Each SM in Hopper can have up to 64 warps, 32 blocks and 2048 threads.

Reducing Instruction Count

Focus on all levels of the problem - source tweaks, algorithm changes, etc.
Perform “inexpensive prechecks” to see if you can avoid expensive operations.
Algebraic optimizations
Operating in a different numeric space
Use cccl for high performance primitives. Don’t reinvent the wheel.
Vectorized instructions (memory operations, DPX, f32x2 on Blackwell)

E.g. for an instruction bound kernel -

Making it float4 made it 128 bit loads
Increase in shared memory traffic and decrease in instructions
And since instruction bound -> better performance

Math Optimizations

Use the precision that is required.
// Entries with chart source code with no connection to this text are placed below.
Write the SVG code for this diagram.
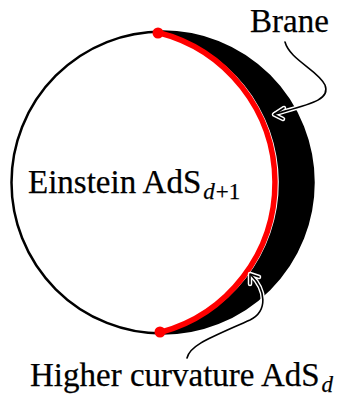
<svg xmlns="http://www.w3.org/2000/svg" width="354" height="396" viewBox="0 0 354 396">
<style>
.lbl{font-family:"Liberation Serif","Times New Roman",serif;font-size:33px;fill:#000;stroke:#000;stroke-width:0.25}
.sub{font-size:23px}
.it{font-style:italic}
.halo{fill:none;stroke:#fff;stroke-width:4.5;stroke-linecap:round;stroke-linejoin:round}
.line{fill:none;stroke:#000;stroke-width:1.6;stroke-linecap:round;stroke-linejoin:round}
</style>
<rect width="354" height="396" fill="#fff"/>
<g id="bulk">
<circle cx="162.5" cy="182.5" r="151" fill="#fff" stroke="#000" stroke-width="2.5"/>
</g>
<g id="higher-curvature-region">
<path d="M158,31.6 A155,155 0 0 1 160,333.5 A151,151 0 1 0 158,31.6 Z" fill="#000"/>
</g>
<g id="brane">
<path d="M158,32.5 A155,155 0 0 1 160,332.5" fill="none" stroke="#f00" stroke-width="5.5"/>
<circle cx="158" cy="33" r="5.5" fill="#f00"/>
<circle cx="160" cy="332" r="5.5" fill="#f00"/>
</g>
<g id="connectors">
<path class="halo" d="M285,42 C290,60 318,70 325,85 C331,100 310,104 275,114"/>
<path class="halo" d="M284,108 L274,114.5 L283,119"/>
<path class="halo" d="M187,358 C190,345 210,338 250,320 C268,311 266,290 251,275"/>
<path class="halo" d="M250,284 L250,274 L259,277"/>
<path class="line" d="M285,42 C290,60 318,70 325,85 C331,100 310,104 275,114"/>
<path class="line" d="M284,108 L274,114.5 L283,119"/>
<path class="line" d="M187,358 C190,345 210,338 250,320 C268,311 266,290 251,275"/>
<path class="line" d="M250,284 L250,274 L259,277"/>
</g>
<g id="labels">
<text class="lbl" x="250" y="32">Brane</text>
<text class="lbl" x="28" y="193">Einstein AdS<tspan class="sub it" dx="2" dy="6">d</tspan><tspan class="sub" dx="1">+1</tspan></text>
<text class="lbl" x="30" y="386">Higher curvature AdS<tspan class="sub it" dx="2" dy="6">d</tspan></text>
</g>
</svg>
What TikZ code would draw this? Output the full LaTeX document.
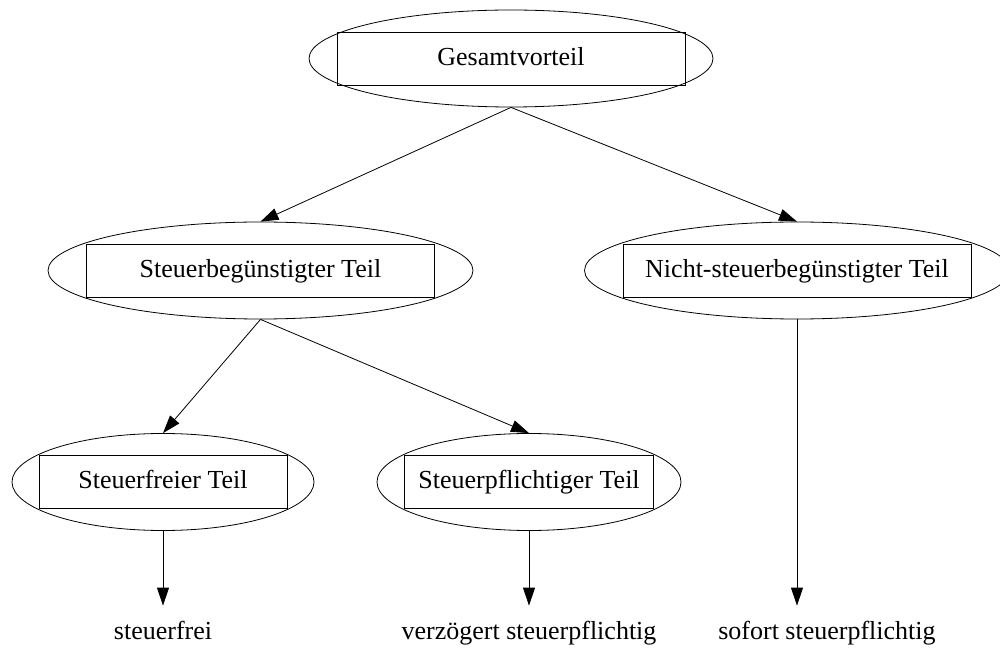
\documentclass[tikz,border=0pt]{standalone}
\usepackage{fontspec}
\setmainfont{Liberation Serif}
\usetikzlibrary{shapes.geometric, arrows.meta}

\begin{document}
\begin{tikzpicture}[x=0.75pt, y=-0.75pt, line width=0.6pt, >={Triangle[length=13.5pt, width=9pt]}]
	\tikzstyle{oval} = [ellipse, draw, inner sep=0pt, minimum height=72.75pt]
	\tikzstyle{box} = [rectangle, draw, inner sep=0pt, minimum height=39.75pt, text height=14pt, text depth=4pt, font=\fontsize{19.5}{23}\selectfont]
	\tikzstyle{leaf} = [inner sep=0pt, minimum height=40.5pt, text height=14pt, text depth=4pt, font=\fontsize{19.5}{23}\selectfont]

	\useasboundingbox (0,0) rectangle (1000,648);

	\foreach \name/\x/\y/\w/\bw/\text in {ges/511/58.5/303/261/Gesamtvorteil, beg/260.5/270.5/318.75/261/Steuerbegünstigter Teil, nbeg/797/270.5/318.75/261/Nicht-steuerbegünstigter Teil, frei/163/482/226.5/186/Steuerfreier Teil, pfl/529/482/228/187/Steuerpflichtiger Teil} {
		\node[oval, minimum width=\w pt] (\name) at (\x, \y) {};
		\node[box, minimum width=\bw pt] (B-\name) at (\x, \y) {\text};
	}

	\foreach \name/\x/\text in {frei/163/steuerfrei, pfl/529/verzögert steuerpflichtig, nbeg/827/sofort steuerpflichtig} {
		\node[leaf] (L-\name) at (\x, 633) {\text};
	}

	\draw[->] (ges.south) -- (beg.north);
	\draw[->] (ges.south) -- (nbeg.north);
	\draw[->] (beg.south) -- (frei.north);
	\draw[->] (beg.south) -- (pfl.north);
	\draw[->] (frei.south) -- (L-frei.north);
	\draw[->] (pfl.south) -- (L-pfl.north);
	\draw[->] (nbeg.south) -- (nbeg.south |- L-nbeg.north);
\end{tikzpicture}
\end{document}
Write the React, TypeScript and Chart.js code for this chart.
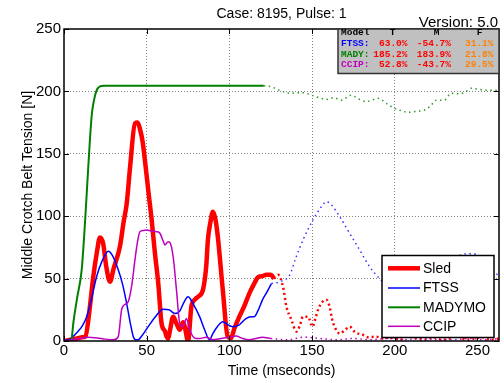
import React, { useEffect, useRef } from "react";
import { Chart, registerables } from "chart.js";
Chart.register(...registerables);

// ---------- data ----------
const xTicks = [0, 50, 100, 150, 200, 250];
const yTicks = [0, 50, 100, 150, 200, 250];

const sledT = [0, 4, 8, 11, 13, 15, 17.7, 20, 21.7, 23.7, 25.5, 27.8, 30, 33.8, 36, 37.9, 40, 42.9, 44.5, 45.9, 47.5, 48.9, 51, 53, 55, 57, 59, 61, 62, 63, 64, 66, 68, 70, 72, 73, 75, 77, 79, 81, 84, 86, 87, 88.5, 90, 91.5, 93, 96, 99, 101, 103, 106, 109, 112, 115, 117.3, 120, 122.4, 125, 127];
const sledV = [0, 1, 2, 3, 3.5, 20, 51.5, 72, 83, 78, 60, 47.5, 58, 75.6, 95, 110, 140, 174.4, 175, 170, 160, 145, 120, 97, 70, 46, 14, 8, 3.5, 2, 8, 19.5, 14, 9, 15, 11.5, 0, 27.5, 33, 35.5, 41, 60, 81, 95, 103.6, 98, 83.6, 41, 3.5, 2.4, 10, 19.5, 28, 38, 46, 51, 52, 53, 53, 50];
const sledDotT = [127, 129.4, 132.4, 134.5, 137.5, 140.5, 142.5, 144.5, 147.5, 150.2, 152, 153.6, 156, 158.6, 160.6, 162, 163.6, 166.7, 170, 172.7, 176, 180.7, 184, 188.8, 193, 198, 203, 208, 213, 218, 223, 228, 233, 238, 243, 248, 253, 258, 263];
const sledDotV = [50, 53, 43.5, 27.5, 17, 7.5, 12, 19.5, 19.5, 11.5, 18, 25, 31, 33, 27.5, 18, 11.5, 6, 9, 11.5, 7, 5, 3, 3.5, 2, 3, 1, 4, 2, 1, 3, 1, 2, 4, 1, 2, 3, 1, 2];

const ftssT = [0, 4, 8, 11, 13.7, 16.5, 19.7, 23, 26.8, 29.5, 32.8, 35.5, 37.9, 40, 41.9, 43.5, 44.9, 47, 50.9, 55, 60, 63.5, 67, 70, 72.5, 75, 78, 82, 85, 88, 90, 93, 96, 99, 102, 106, 110, 113, 115, 117.5, 120, 123, 125.4];
const ftssV = [0, 2, 7, 12, 19.5, 33, 51.5, 64, 72, 68, 57, 45, 30, 15, 3.5, 1, 1, 4, 11.5, 19, 25.4, 25, 22, 24, 31, 35.5, 30, 19.5, 9, 1, 6, 12, 15.5, 13, 11.5, 13, 18, 19.5, 19.5, 25, 33, 40, 46];
const ftssDotT = [125.4, 130.4, 136.5, 140, 144.5, 150.5, 155.6, 158.6, 161.7, 166.7, 172.7, 178.7, 184.8, 190.8, 197, 205, 215, 225, 235, 240, 247, 253, 258, 263];
const ftssDotV = [46, 47.5, 53, 66, 81, 97, 107.6, 111.6, 109, 99.6, 86.3, 73, 59.5, 50, 42, 36, 38, 50, 64, 69, 70, 66, 58, 52];

const madyT = [0, 3, 4.6, 5.6, 8, 10.7, 12.7, 14.7, 16.7, 18, 19.5, 21.7, 24, 60, 90, 120.8];
const madyV = [0, 0, 2, 14, 35, 57, 95, 140, 180, 192, 200, 204, 204.5, 204.5, 204.5, 204.5];
const madyDotT = [120.8, 125.4, 130, 136.5, 144.5, 149.6, 154, 159.6, 163, 167.7, 173.7, 178, 182.8, 186, 189.8, 195.8, 199.9, 204, 207.9, 213, 219, 222, 225, 230, 234, 239, 243, 246, 252, 256, 261, 263];
const madyDotV = [204.5, 203.7, 201, 198.5, 199, 197, 195, 193.6, 195, 193, 197, 194, 191.8, 193, 194.5, 189.6, 186.4, 184.5, 183.2, 184, 185.6, 189, 193, 193, 198.5, 198, 199.8, 202.5, 201.5, 201, 201, 201];

const ccipT = [0, 5, 10, 14, 20, 25, 30, 32.8, 34.8, 36.5, 38.8, 41, 42.9, 44.5, 45.9, 48, 49.9, 53, 56, 58, 60, 61, 63, 64, 66, 68, 70, 72, 74, 76, 78, 80, 82, 86, 90, 95, 100, 104, 108, 112, 116, 120, 125];
const ccipV = [0, 1, 2, 3, 2.5, 1.5, 1, 3.5, 25, 29, 31.5, 45, 65, 80, 87.6, 88.5, 89, 88, 87.6, 86.3, 80, 77, 79.6, 79, 67.5, 41, 14, 11.5, 18, 9, 3.5, 2, 2, 3, 1, 2, 3, 4, 2, 1, 2, 3, 2];
const ccipDotT = [125, 135, 145, 155, 165, 175, 185, 195, 205, 215, 225, 235, 245, 255, 263];
const ccipDotV = [2, 1, 3, 2, 1, 2, 1, 2, 1, 2, 1, 1, 2, 1, 2];

const legendLabels = ["Sled", "FTSS", "MADYMO", "CCIP"];
const seriesColors = ["#ff0000", "#0000ff", "#008000", "#bf00bf"];
const dotColors = ["#ff0000", "#3333ff", "#2e9a2e", "#bf00bf"];

const tableHeader = ["Model", "T", "M", "F"];
const tableModels = ["FTSS:", "MADY:", "CCIP:"];
const tableT = ["63.0%", "185.2%", "52.8%"];
const tableM = ["-54.7%", "183.9%", "-43.7%"];
const tableF = ["31.1%", "21.8%", "29.5%"];

const titleText = "Case: 8195, Pulse: 1";
const versionText = "Version: 5.0";
const xTitle = "Time (mseconds)";
const yTitle = "Middle Crotch Belt Tension [N]";

const FONT = "'Liberation Sans', Arial, Helvetica, sans-serif";
const MONO = "'Liberation Mono', 'Courier New', monospace";

const zip = (t: number[], v: number[]) => t.map((x, i) => ({ x, y: v[i] }));

const overlayPlugin = {
  id: "overlay",
  afterDraw(chart: any) {
    const { ctx, chartArea: a, scales } = chart;
    const xs = scales.x;
    const ys = scales.y;
    ctx.save();

    // axes box
    ctx.strokeStyle = "#000";
    ctx.lineWidth = 1.5;
    ctx.strokeRect(a.left, a.top, a.right - a.left, a.bottom - a.top);
    // inward ticks
    ctx.lineWidth = 1;
    const tl = 5;
    xTicks.forEach((v) => {
      const px = Math.round(xs.getPixelForValue(v)) + 0.5;
      ctx.beginPath();
      ctx.moveTo(px, a.bottom);
      ctx.lineTo(px, a.bottom - tl);
      ctx.moveTo(px, a.top);
      ctx.lineTo(px, a.top + tl);
      ctx.stroke();
    });
    yTicks.forEach((v) => {
      const py = Math.round(ys.getPixelForValue(v)) + 0.5;
      ctx.beginPath();
      ctx.moveTo(a.left, py);
      ctx.lineTo(a.left + tl, py);
      ctx.moveTo(a.right, py);
      ctx.lineTo(a.right - tl, py);
      ctx.stroke();
    });

    // stats table
    const bx = 338, by = a.top, bw = a.right - 338, bh = 73.5 - a.top;
    ctx.fillStyle = "#c0c0c0";
    ctx.fillRect(bx, by, bw, bh);
    ctx.strokeStyle = "#333";
    ctx.lineWidth = 1.5;
    ctx.strokeRect(bx, by, bw, bh);
    ctx.save();
    ctx.beginPath();
    ctx.rect(bx, by, bw, bh);
    ctx.clip();
    ctx.font = `bold 9.5px ${MONO}`;
    ctx.textBaseline = "alphabetic";
    ctx.fillStyle = "#000";
    ctx.textAlign = "left";
    ctx.fillText(tableHeader[0], 341, 35);
    ctx.textAlign = "center";
    ctx.fillText(tableHeader[1], 392.5, 35);
    ctx.fillText(tableHeader[2], 436.5, 35);
    ctx.fillText(tableHeader[3], 479.5, 35);
    const rowY = [46, 56.6, 67.2];
    const labelCols = ["#0000ff", "#008000", "#bf00bf"];
    tableModels.forEach((m, i) => {
      ctx.textAlign = "left";
      ctx.fillStyle = labelCols[i];
      ctx.fillText(m, 341, rowY[i]);
      ctx.textAlign = "right";
      ctx.fillStyle = "#ff0000";
      ctx.fillText(tableT[i], 407.5, rowY[i]);
      ctx.fillText(tableM[i], 451, rowY[i]);
      ctx.fillStyle = "#ff8000";
      ctx.fillText(tableF[i], 493.5, rowY[i]);
    });
    ctx.restore();

    // legend
    const lx = 382, ly = 255.5, lw = 112, lh = 82;
    ctx.fillStyle = "#fff";
    ctx.fillRect(lx, ly, lw, lh);
    ctx.strokeStyle = "#000";
    ctx.lineWidth = 1.5;
    ctx.strokeRect(lx, ly, lw, lh);
    const widths = [4.5, 1.5, 2, 1.5];
    const ly0 = [268.3, 288, 307.3, 326.3];
    ctx.font = `14px ${FONT}`;
    ctx.textAlign = "left";
    ctx.textBaseline = "middle";
    legendLabels.forEach((lab, i) => {
      ctx.strokeStyle = seriesColors[i];
      ctx.lineWidth = widths[i];
      ctx.beginPath();
      ctx.moveTo(388, ly0[i]);
      ctx.lineTo(420, ly0[i]);
      ctx.stroke();
      ctx.fillStyle = "#000";
      ctx.fillText(lab, 423, ly0[i] + 0.5);
    });

    // titles
    ctx.fillStyle = "#000";
    ctx.textAlign = "center";
    ctx.textBaseline = "middle";
    ctx.font = `14px ${FONT}`;
    ctx.fillText(titleText, (a.left + a.right) / 2, 14);
    ctx.textAlign = "right";
    ctx.font = `15px ${FONT}`;
    ctx.fillText(versionText, 498, 22.5);

    ctx.restore();
  },
};

export default function App() {
  const ref = useRef<HTMLCanvasElement | null>(null);
  useEffect(() => {
    if (!ref.current) return;
    const gridColor = (c: any) => {
      const v = c.tick ? c.tick.value : 0;
      return v > 0 && v < 250 ? "#808080" : "rgba(0,0,0,0)";
    };
    const chart = new Chart(ref.current, {
      type: "line",
      data: {
        datasets: [
          { label: legendLabels[0], data: zip(sledT, sledV), borderColor: seriesColors[0], borderWidth: 4.5, order: 8 },
          { label: legendLabels[0] + " (ext)", data: zip(sledDotT, sledDotV), borderColor: dotColors[0], borderWidth: 2.5, borderDash: [2, 3], order: 7 },
          { label: legendLabels[1], data: zip(ftssT, ftssV), borderColor: seriesColors[1], borderWidth: 1.5, order: 6 },
          { label: legendLabels[1] + " (ext)", data: zip(ftssDotT, ftssDotV), borderColor: dotColors[1], borderWidth: 1.5, borderDash: [1.5, 3.5], order: 5 },
          { label: legendLabels[2], data: zip(madyT, madyV), borderColor: seriesColors[2], borderWidth: 2, order: 4 },
          { label: legendLabels[2] + " (ext)", data: zip(madyDotT, madyDotV), borderColor: dotColors[2], borderWidth: 1.5, borderDash: [1.5, 3.5], order: 3 },
          { label: legendLabels[3], data: zip(ccipT, ccipV), borderColor: seriesColors[3], borderWidth: 1.5, order: 2 },
          { label: legendLabels[3] + " (ext)", data: zip(ccipDotT, ccipDotV), borderColor: dotColors[3], borderWidth: 1.5, borderDash: [1.5, 3.5], order: 1 },
        ].map((d) => ({ ...d, pointRadius: 0, fill: false, cubicInterpolationMode: "monotone" as const })),
      },
      options: {
        responsive: false,
        animation: false,
        devicePixelRatio: 1,
        layout: { padding: { top: 29, right: 5, left: 0, bottom: 0 } },
        plugins: { legend: { display: false }, tooltip: { enabled: false }, title: { display: false } },
        scales: {
          x: {
            type: "linear",
            min: 0,
            max: 263,
            afterBuildTicks: (s: any) => { s.ticks = xTicks.map((v) => ({ value: v })); },
            afterFit: (s: any) => { s.height = 42; },
            ticks: { font: { size: 15, family: FONT }, color: "#000", padding: 1, maxRotation: 0, autoSkip: false },
            grid: { color: gridColor, lineWidth: 1, drawTicks: false },
            border: { display: false, dash: [1, 2] },
            title: { display: true, text: xTitle, font: { size: 14, family: FONT }, color: "#000", padding: { top: 0, bottom: 3 } },
          },
          y: {
            type: "linear",
            min: 0,
            max: 250,
            afterBuildTicks: (s: any) => { s.ticks = yTicks.map((v) => ({ value: v })); },
            afterFit: (s: any) => { s.width = 64; },
            ticks: { font: { size: 15, family: FONT }, color: "#000", padding: 3 },
            grid: { color: gridColor, lineWidth: 1, drawTicks: false },
            border: { display: false, dash: [1, 2] },
            title: { display: true, text: yTitle, font: { size: 14, family: FONT }, color: "#000", padding: { top: 20, bottom: 0 } },
          },
        },
      },
      plugins: [overlayPlugin],
    });
    return () => chart.destroy();
  }, []);
  return (
    <div style={{ position: "absolute", left: 0, top: 0, width: 504, height: 383, background: "#fff" }}>
      <canvas ref={ref} width={504} height={383} style={{ display: "block" }} />
    </div>
  );
}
If lower precision is acceptable, then use it.

Beware of the implicit cast to double. Use the .f suffix on the numeric literals to avoid it.

Make use of the fast math optimizations - --use-fast-math

Single Precision Intrinsics - __cosf(), __expf(), __fsqrt_*__(), etc.
Single precision trigonometric math API functions may use some double precision instructions and local memory.

Algebraic Optimizations

Static Considerations

Move divisors to the other side of comparison operators (division is expensive)
If you have division by a run time constant, compute inverse on host and pass to kernel to multiply.
Use template parameters for any variable known at compute time or with a limited range of values. Runtime compilation can take this even further.

Runtime Considerations

If possible, provide the compiler with hints which the user knows about e.g., the possible range of values produced by an expression and figure out if any optimizations are possible.

Interesting Example - Use signed integers rather than unsigned integers as loop counters. Reason - unsigned int overflows are defined behavior and the compiling needs to account for this resulting in possible extra instructions. Since int overflows are undefined behavior, the compiler has more flexibility to generate faster code.